━━━━━ Dataset content
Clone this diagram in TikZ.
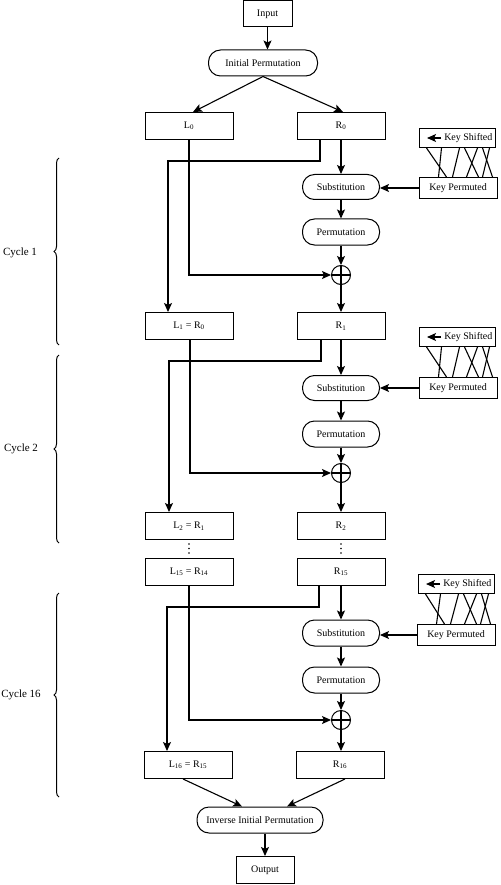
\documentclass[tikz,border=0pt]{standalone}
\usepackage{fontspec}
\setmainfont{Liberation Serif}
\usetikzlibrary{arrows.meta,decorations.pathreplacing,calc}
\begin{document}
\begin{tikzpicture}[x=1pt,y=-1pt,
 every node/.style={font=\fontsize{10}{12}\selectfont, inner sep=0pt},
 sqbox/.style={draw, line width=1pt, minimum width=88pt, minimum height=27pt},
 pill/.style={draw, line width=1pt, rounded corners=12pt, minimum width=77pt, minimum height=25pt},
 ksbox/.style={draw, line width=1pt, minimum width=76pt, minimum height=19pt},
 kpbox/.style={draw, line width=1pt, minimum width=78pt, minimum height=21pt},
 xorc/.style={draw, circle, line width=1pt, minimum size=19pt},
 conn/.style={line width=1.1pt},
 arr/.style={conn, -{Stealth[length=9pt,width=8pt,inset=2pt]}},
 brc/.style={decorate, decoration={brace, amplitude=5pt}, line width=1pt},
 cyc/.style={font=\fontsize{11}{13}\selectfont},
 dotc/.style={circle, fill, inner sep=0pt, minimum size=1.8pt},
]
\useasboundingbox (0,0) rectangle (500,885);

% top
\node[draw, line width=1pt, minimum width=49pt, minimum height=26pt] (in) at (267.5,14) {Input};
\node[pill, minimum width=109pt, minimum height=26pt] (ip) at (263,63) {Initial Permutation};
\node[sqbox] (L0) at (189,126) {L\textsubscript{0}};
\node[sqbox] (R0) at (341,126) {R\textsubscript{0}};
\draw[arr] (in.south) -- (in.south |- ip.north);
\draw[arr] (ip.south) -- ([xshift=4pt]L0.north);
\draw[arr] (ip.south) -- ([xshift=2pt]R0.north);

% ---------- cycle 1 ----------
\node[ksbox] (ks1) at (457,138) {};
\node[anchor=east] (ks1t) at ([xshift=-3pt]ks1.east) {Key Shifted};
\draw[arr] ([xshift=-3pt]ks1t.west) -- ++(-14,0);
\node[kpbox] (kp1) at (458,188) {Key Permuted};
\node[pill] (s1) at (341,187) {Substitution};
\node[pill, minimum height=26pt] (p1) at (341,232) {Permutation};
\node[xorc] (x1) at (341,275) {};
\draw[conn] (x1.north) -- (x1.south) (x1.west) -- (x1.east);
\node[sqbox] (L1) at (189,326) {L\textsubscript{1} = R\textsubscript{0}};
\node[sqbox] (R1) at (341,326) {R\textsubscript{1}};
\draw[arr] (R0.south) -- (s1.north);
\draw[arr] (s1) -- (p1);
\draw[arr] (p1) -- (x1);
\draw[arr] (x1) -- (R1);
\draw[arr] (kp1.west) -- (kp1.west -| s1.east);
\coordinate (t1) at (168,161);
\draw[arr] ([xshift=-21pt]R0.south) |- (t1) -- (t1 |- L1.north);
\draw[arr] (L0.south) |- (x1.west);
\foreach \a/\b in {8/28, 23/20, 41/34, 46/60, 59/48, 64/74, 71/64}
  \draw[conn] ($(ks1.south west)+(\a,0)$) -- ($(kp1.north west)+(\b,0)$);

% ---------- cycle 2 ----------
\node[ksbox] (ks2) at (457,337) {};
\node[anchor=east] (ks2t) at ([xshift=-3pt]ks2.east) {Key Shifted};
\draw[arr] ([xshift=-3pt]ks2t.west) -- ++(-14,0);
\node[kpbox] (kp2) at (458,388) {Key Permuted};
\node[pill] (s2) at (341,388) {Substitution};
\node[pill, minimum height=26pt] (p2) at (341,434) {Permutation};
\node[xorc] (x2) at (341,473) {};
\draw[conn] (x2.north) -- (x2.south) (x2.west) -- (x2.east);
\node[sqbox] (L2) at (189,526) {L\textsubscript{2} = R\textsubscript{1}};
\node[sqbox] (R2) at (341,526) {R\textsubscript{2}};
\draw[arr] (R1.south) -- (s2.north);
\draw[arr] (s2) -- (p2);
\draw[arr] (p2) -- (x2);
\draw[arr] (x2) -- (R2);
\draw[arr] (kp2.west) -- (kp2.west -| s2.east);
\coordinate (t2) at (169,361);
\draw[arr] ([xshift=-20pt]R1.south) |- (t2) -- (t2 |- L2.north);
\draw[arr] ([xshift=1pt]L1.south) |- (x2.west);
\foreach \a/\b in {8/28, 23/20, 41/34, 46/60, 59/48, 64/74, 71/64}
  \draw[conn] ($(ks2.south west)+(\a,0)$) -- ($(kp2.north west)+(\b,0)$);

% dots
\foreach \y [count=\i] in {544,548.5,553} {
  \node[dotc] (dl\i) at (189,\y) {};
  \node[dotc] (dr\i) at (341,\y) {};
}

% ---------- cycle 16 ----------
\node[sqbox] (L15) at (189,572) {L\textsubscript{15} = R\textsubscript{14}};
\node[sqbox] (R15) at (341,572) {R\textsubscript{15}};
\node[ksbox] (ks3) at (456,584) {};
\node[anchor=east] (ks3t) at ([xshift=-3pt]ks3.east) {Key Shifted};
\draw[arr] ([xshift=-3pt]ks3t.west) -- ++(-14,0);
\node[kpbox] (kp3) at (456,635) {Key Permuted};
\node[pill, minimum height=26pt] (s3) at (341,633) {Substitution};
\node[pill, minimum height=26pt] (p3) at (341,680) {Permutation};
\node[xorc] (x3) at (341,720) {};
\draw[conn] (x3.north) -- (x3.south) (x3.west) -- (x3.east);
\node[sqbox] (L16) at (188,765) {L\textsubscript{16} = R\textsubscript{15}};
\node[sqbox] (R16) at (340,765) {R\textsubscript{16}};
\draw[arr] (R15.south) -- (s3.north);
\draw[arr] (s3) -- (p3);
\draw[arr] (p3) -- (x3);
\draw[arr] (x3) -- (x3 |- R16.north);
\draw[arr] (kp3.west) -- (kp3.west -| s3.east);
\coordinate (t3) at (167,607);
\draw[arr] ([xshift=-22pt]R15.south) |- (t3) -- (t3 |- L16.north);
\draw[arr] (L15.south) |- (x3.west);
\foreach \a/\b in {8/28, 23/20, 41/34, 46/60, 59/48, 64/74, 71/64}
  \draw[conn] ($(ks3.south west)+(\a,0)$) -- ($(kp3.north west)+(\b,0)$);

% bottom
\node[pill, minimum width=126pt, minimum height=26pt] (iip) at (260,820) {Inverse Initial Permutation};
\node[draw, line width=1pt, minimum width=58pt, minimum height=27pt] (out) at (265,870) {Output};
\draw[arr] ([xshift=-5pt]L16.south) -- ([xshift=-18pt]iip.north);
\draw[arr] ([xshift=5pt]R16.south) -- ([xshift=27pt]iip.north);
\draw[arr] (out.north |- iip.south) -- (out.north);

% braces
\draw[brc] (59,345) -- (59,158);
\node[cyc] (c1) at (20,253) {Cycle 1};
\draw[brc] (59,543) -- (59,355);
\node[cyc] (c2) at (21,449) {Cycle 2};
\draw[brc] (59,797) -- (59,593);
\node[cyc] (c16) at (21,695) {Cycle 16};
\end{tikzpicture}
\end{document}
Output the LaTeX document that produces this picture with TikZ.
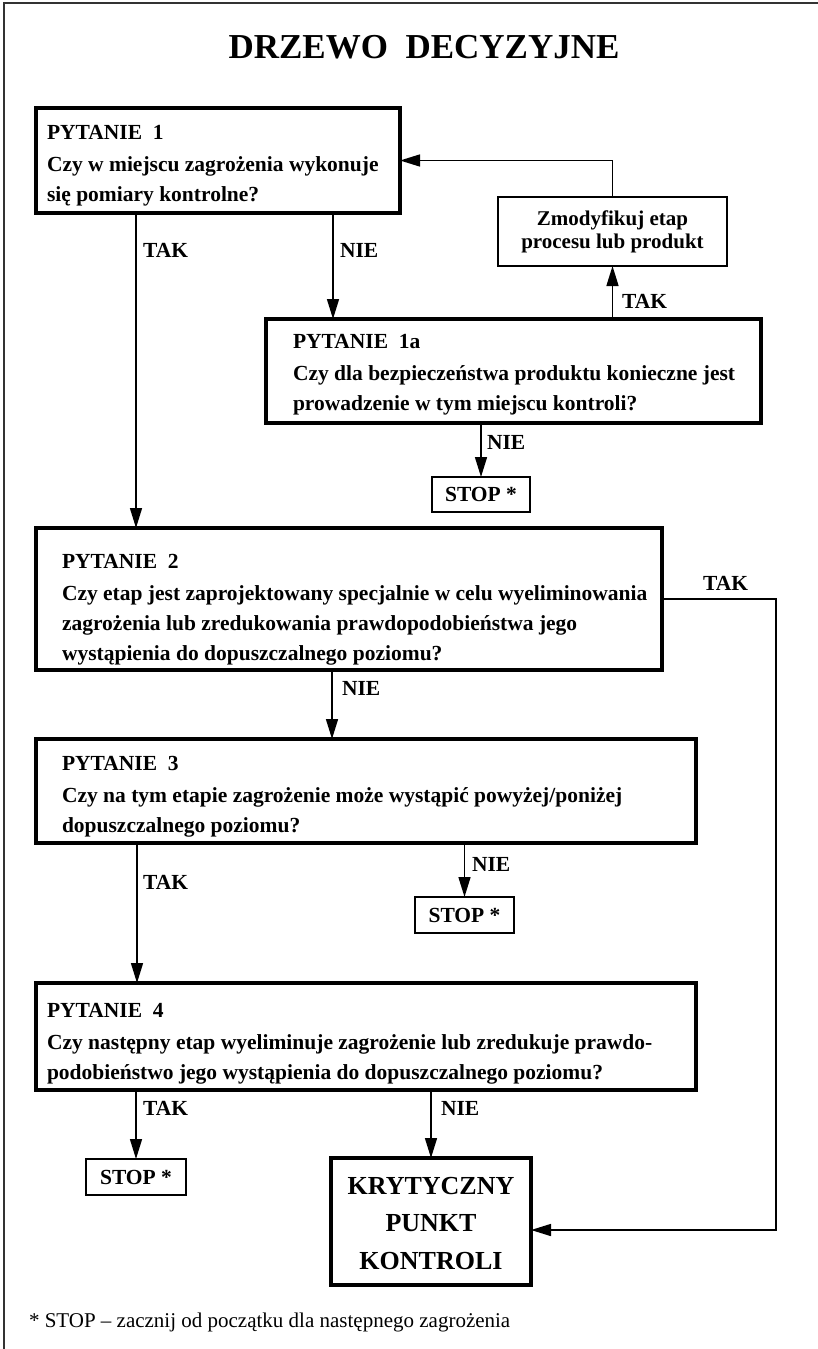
━━━━━━━━━━
» Your instructions
Write the records out once more, exactly as they appear, with no pictures.

» Exercise answer
Clone this diagram in TikZ.
\documentclass[tikz,border=0pt]{standalone}
\usepackage{fontspec}
\setmainfont{Liberation Serif}
\usetikzlibrary{arrows.meta,decorations.pathreplacing,calc}
\begin{document}
\begin{tikzpicture}[x=1pt,y=-1pt,
 every node/.style={font=\fontsize{10}{12}\selectfont, inner sep=0pt},
 sqbox/.style={draw, line width=1pt, minimum width=88pt, minimum height=27pt},
 pill/.style={draw, line width=1pt, rounded corners=12pt, minimum width=77pt, minimum height=25pt},
 ksbox/.style={draw, line width=1pt, minimum width=76pt, minimum height=19pt},
 kpbox/.style={draw, line width=1pt, minimum width=78pt, minimum height=21pt},
 xorc/.style={draw, circle, line width=1pt, minimum size=19pt},
 conn/.style={line width=1.1pt},
 arr/.style={conn, -{Stealth[length=9pt,width=8pt,inset=2pt]}},
 brc/.style={decorate, decoration={brace, amplitude=5pt}, line width=1pt},
 cyc/.style={font=\fontsize{11}{13}\selectfont},
 dotc/.style={circle, fill, inner sep=0pt, minimum size=1.8pt},
]
\useasboundingbox (0,0) rectangle (500,885);

% top
\node[draw, line width=1pt, minimum width=49pt, minimum height=26pt] (in) at (267.5,14) {Input};
\node[pill, minimum width=109pt, minimum height=26pt] (ip) at (263,63) {Initial Permutation};
\node[sqbox] (L0) at (189,126) {L\textsubscript{0}};
\node[sqbox] (R0) at (341,126) {R\textsubscript{0}};
\draw[arr] (in.south) -- (in.south |- ip.north);
\draw[arr] (ip.south) -- ([xshift=4pt]L0.north);
\draw[arr] (ip.south) -- ([xshift=2pt]R0.north);

% ---------- cycle 1 ----------
\node[ksbox] (ks1) at (457,138) {};
\node[anchor=east] (ks1t) at ([xshift=-3pt]ks1.east) {Key Shifted};
\draw[arr] ([xshift=-3pt]ks1t.west) -- ++(-14,0);
\node[kpbox] (kp1) at (458,188) {Key Permuted};
\node[pill] (s1) at (341,187) {Substitution};
\node[pill, minimum height=26pt] (p1) at (341,232) {Permutation};
\node[xorc] (x1) at (341,275) {};
\draw[conn] (x1.north) -- (x1.south) (x1.west) -- (x1.east);
\node[sqbox] (L1) at (189,326) {L\textsubscript{1} = R\textsubscript{0}};
\node[sqbox] (R1) at (341,326) {R\textsubscript{1}};
\draw[arr] (R0.south) -- (s1.north);
\draw[arr] (s1) -- (p1);
\draw[arr] (p1) -- (x1);
\draw[arr] (x1) -- (R1);
\draw[arr] (kp1.west) -- (kp1.west -| s1.east);
\coordinate (t1) at (168,161);
\draw[arr] ([xshift=-21pt]R0.south) |- (t1) -- (t1 |- L1.north);
\draw[arr] (L0.south) |- (x1.west);
\foreach \a/\b in {8/28, 23/20, 41/34, 46/60, 59/48, 64/74, 71/64}
  \draw[conn] ($(ks1.south west)+(\a,0)$) -- ($(kp1.north west)+(\b,0)$);

% ---------- cycle 2 ----------
\node[ksbox] (ks2) at (457,337) {};
\node[anchor=east] (ks2t) at ([xshift=-3pt]ks2.east) {Key Shifted};
\draw[arr] ([xshift=-3pt]ks2t.west) -- ++(-14,0);
\node[kpbox] (kp2) at (458,388) {Key Permuted};
\node[pill] (s2) at (341,388) {Substitution};
\node[pill, minimum height=26pt] (p2) at (341,434) {Permutation};
\node[xorc] (x2) at (341,473) {};
\draw[conn] (x2.north) -- (x2.south) (x2.west) -- (x2.east);
\node[sqbox] (L2) at (189,526) {L\textsubscript{2} = R\textsubscript{1}};
\node[sqbox] (R2) at (341,526) {R\textsubscript{2}};
\draw[arr] (R1.south) -- (s2.north);
\draw[arr] (s2) -- (p2);
\draw[arr] (p2) -- (x2);
\draw[arr] (x2) -- (R2);
\draw[arr] (kp2.west) -- (kp2.west -| s2.east);
\coordinate (t2) at (169,361);
\draw[arr] ([xshift=-20pt]R1.south) |- (t2) -- (t2 |- L2.north);
\draw[arr] ([xshift=1pt]L1.south) |- (x2.west);
\foreach \a/\b in {8/28, 23/20, 41/34, 46/60, 59/48, 64/74, 71/64}
  \draw[conn] ($(ks2.south west)+(\a,0)$) -- ($(kp2.north west)+(\b,0)$);

% dots
\foreach \y [count=\i] in {544,548.5,553} {
  \node[dotc] (dl\i) at (189,\y) {};
  \node[dotc] (dr\i) at (341,\y) {};
}

% ---------- cycle 16 ----------
\node[sqbox] (L15) at (189,572) {L\textsubscript{15} = R\textsubscript{14}};
\node[sqbox] (R15) at (341,572) {R\textsubscript{15}};
\node[ksbox] (ks3) at (456,584) {};
\node[anchor=east] (ks3t) at ([xshift=-3pt]ks3.east) {Key Shifted};
\draw[arr] ([xshift=-3pt]ks3t.west) -- ++(-14,0);
\node[kpbox] (kp3) at (456,635) {Key Permuted};
\node[pill, minimum height=26pt] (s3) at (341,633) {Substitution};
\node[pill, minimum height=26pt] (p3) at (341,680) {Permutation};
\node[xorc] (x3) at (341,720) {};
\draw[conn] (x3.north) -- (x3.south) (x3.west) -- (x3.east);
\node[sqbox] (L16) at (188,765) {L\textsubscript{16} = R\textsubscript{15}};
\node[sqbox] (R16) at (340,765) {R\textsubscript{16}};
\draw[arr] (R15.south) -- (s3.north);
\draw[arr] (s3) -- (p3);
\draw[arr] (p3) -- (x3);
\draw[arr] (x3) -- (x3 |- R16.north);
\draw[arr] (kp3.west) -- (kp3.west -| s3.east);
\coordinate (t3) at (167,607);
\draw[arr] ([xshift=-22pt]R15.south) |- (t3) -- (t3 |- L16.north);
\draw[arr] (L15.south) |- (x3.west);
\foreach \a/\b in {8/28, 23/20, 41/34, 46/60, 59/48, 64/74, 71/64}
  \draw[conn] ($(ks3.south west)+(\a,0)$) -- ($(kp3.north west)+(\b,0)$);

% bottom
\node[pill, minimum width=126pt, minimum height=26pt] (iip) at (260,820) {Inverse Initial Permutation};
\node[draw, line width=1pt, minimum width=58pt, minimum height=27pt] (out) at (265,870) {Output};
\draw[arr] ([xshift=-5pt]L16.south) -- ([xshift=-18pt]iip.north);
\draw[arr] ([xshift=5pt]R16.south) -- ([xshift=27pt]iip.north);
\draw[arr] (out.north |- iip.south) -- (out.north);

% braces
\draw[brc] (59,345) -- (59,158);
\node[cyc] (c1) at (20,253) {Cycle 1};
\draw[brc] (59,543) -- (59,355);
\node[cyc] (c2) at (21,449) {Cycle 2};
\draw[brc] (59,797) -- (59,593);
\node[cyc] (c16) at (21,695) {Cycle 16};
\end{tikzpicture}
\end{document}
Output the LaTeX document that produces this picture with TikZ.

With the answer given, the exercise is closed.